Facebook Announces Its Fake Ad Numbers Are Going to Get Even Faker

Facebook Announces Its Fake Ad Numbers Are Going to Get Even Faker

It’s implicitly understood that the roughly $US200 ($270) billion that folks are expected to spend on digital ads this year in the US will be spent on more than a few phony figures, puffed-up sales pitches, and numbers that are just, well blatantly fake. It’s just a reality in the industry and no one is immune. But some of those numbers are going to be faker than others. Case in point: last week, Facebook quietly rolled out an update to the way it counts users on the platform, essentially saying it will start counting people’s Instagram and Facebook accounts as… two separate users. The reason? To milk more money from advertisers, of course!

Just to back up a bit, Facebook charges advertisers a certain amount based on the performance of their particular Facebook ad. What “performance” means varies from ad to ad, but in a nutshell, advertisers plunk down a certain amount of money (a “budget”) into Facebook’s ad systems and tell the company what they want end users to do when they see their ad — like clicking on the ad, or hitting the like button underneath it, for example.

After 30 days of the ad running, Facebook tallies how many users clicked, liked, or downloaded the product being advertised, and it charges advertisers based on the total number of users that took that step. In other words, the more users interact with an ad the more money that Facebook can charge — and sometimes, each of these interactions can run close to $US6 ($8) a pop.

The way that Facebook used to measure each of these individual users made a lot of sense. According to Graham Mudd, Facebook’s VP of Product Marketing, the company would count one user with, say, a separate Facebook and Instagram account as one user if the company believed that those accounts were owned by a single person.

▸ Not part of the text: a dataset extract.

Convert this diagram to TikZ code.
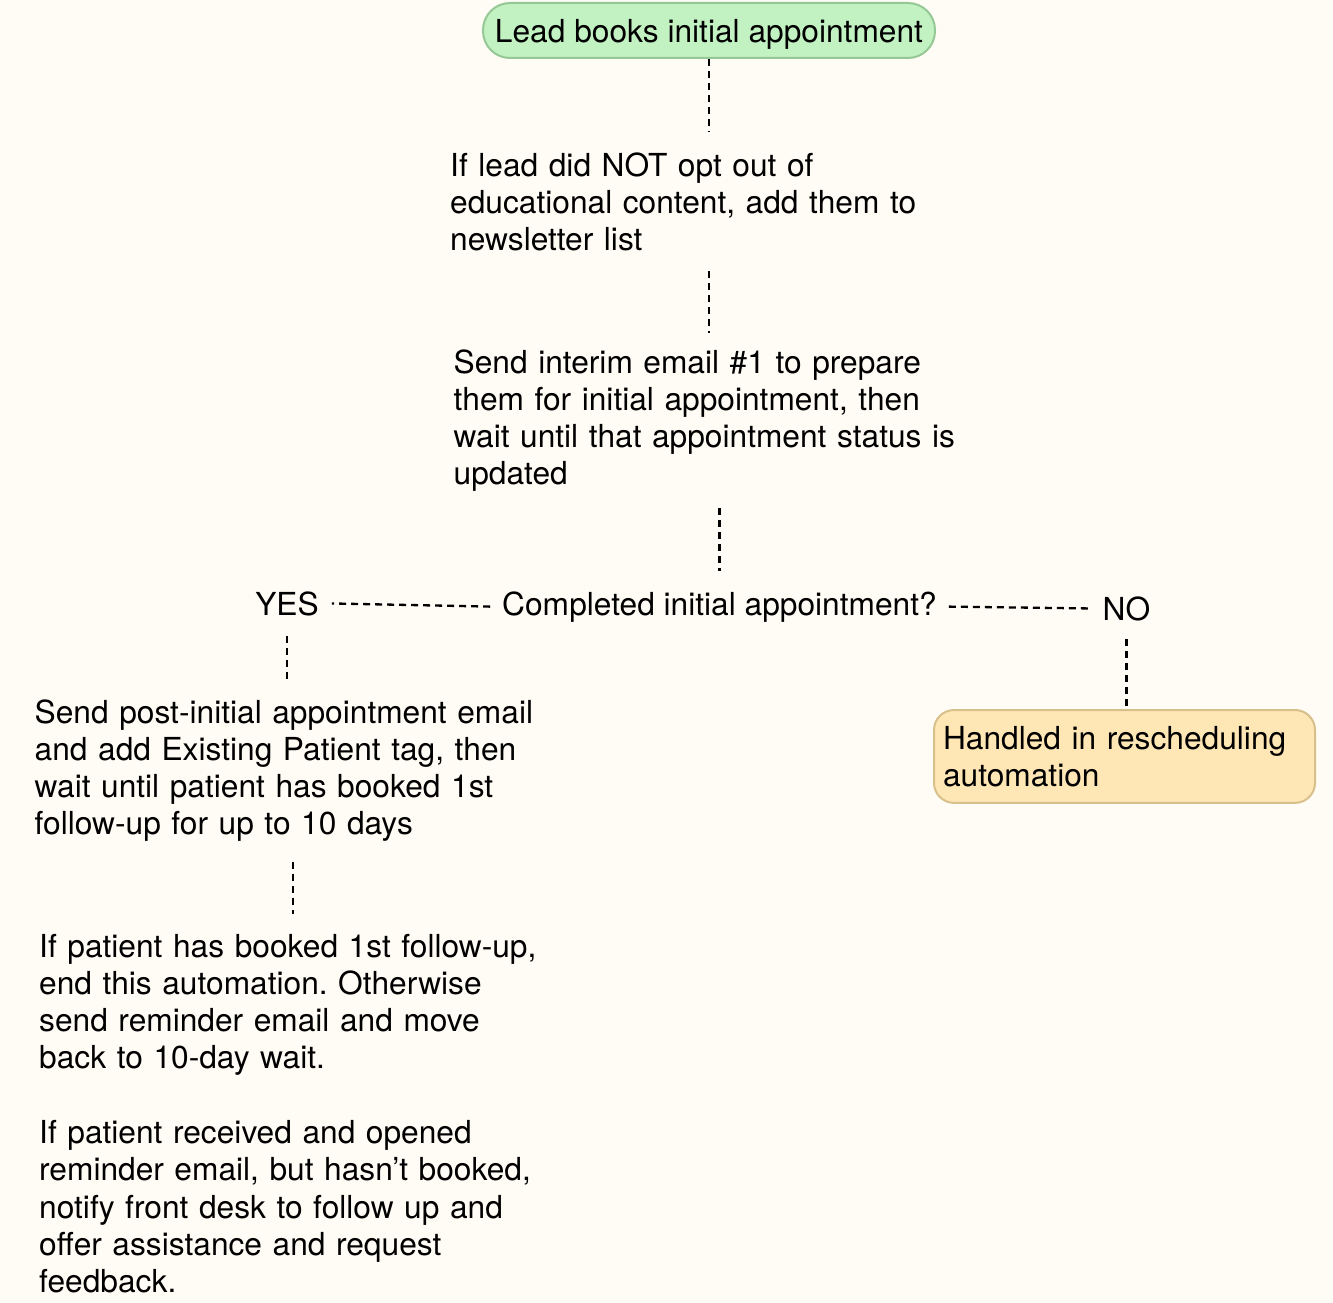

“For example, if someone used the same email address across their Facebook and Instagram accounts or accessed both platforms from the same device, we counted them as one person when they interacted with ads,” Mudd wrote. Again, makes a lot of sense! It’s also not what Facebook’s going to be doing anymore, according to Mudd.

From here on out, he wrote, “if someone does not have their Facebook and Instagram accounts linked in Accounts Centre, we will consider those accounts as separate people for ads planning and measurement.” This change, he went on, will roll out “over the next few weeks.”

I’d never heard of Accounts Centre before reading this announcement, and there’s a good chance I’m not alone. This was a tool that the company rolled out in September 2020 as a way to voluntarily connect their accounts across Instagram, Messenger, and Facebook proper. Connecting these accounts was fully optional, but as the company said at the time, it came with a few perks: accounts could be recovered more easily, for example, or stories could be cross-posted on Facebook and Instagram simultaneously. But aside from that initial announcement, I haven’t seen the tool mentioned anywhere in my Instagram or Facebook apps, and neither have the folks at Indiehackers, who first covered Mudd’s announcement. An FAQ describing the tool states that Accounts Centre is “currently being tested” and “isn’t available to everyone” who has a Facebook or Instagram account.

Those people, ostensibly, are going to have their Facebook and Insta accounts counted as two separate users — even if the company clearly knows better — until they do get access to the tool. When that will be, well… only Facebook knows for sure. But the company has plenty of reason to keep looking for creative ways to juice its numbers; a few weeks ago, Mudd put out a separate blog post admitting that thanks to some of the recent pro-privacy changes introduced by iOS, the company had been under-reporting some of the clicks and app downloads users were making upon seeing their ads.

This meant that Facebook wasn’t getting the ad budget cut that Facebook rightfully felt that it deserved — and considering how the company earns close to 98% of its revenue off targeted ads, it’s not surprising that the company’s looking for some, um, “creative” ways to make back that difference.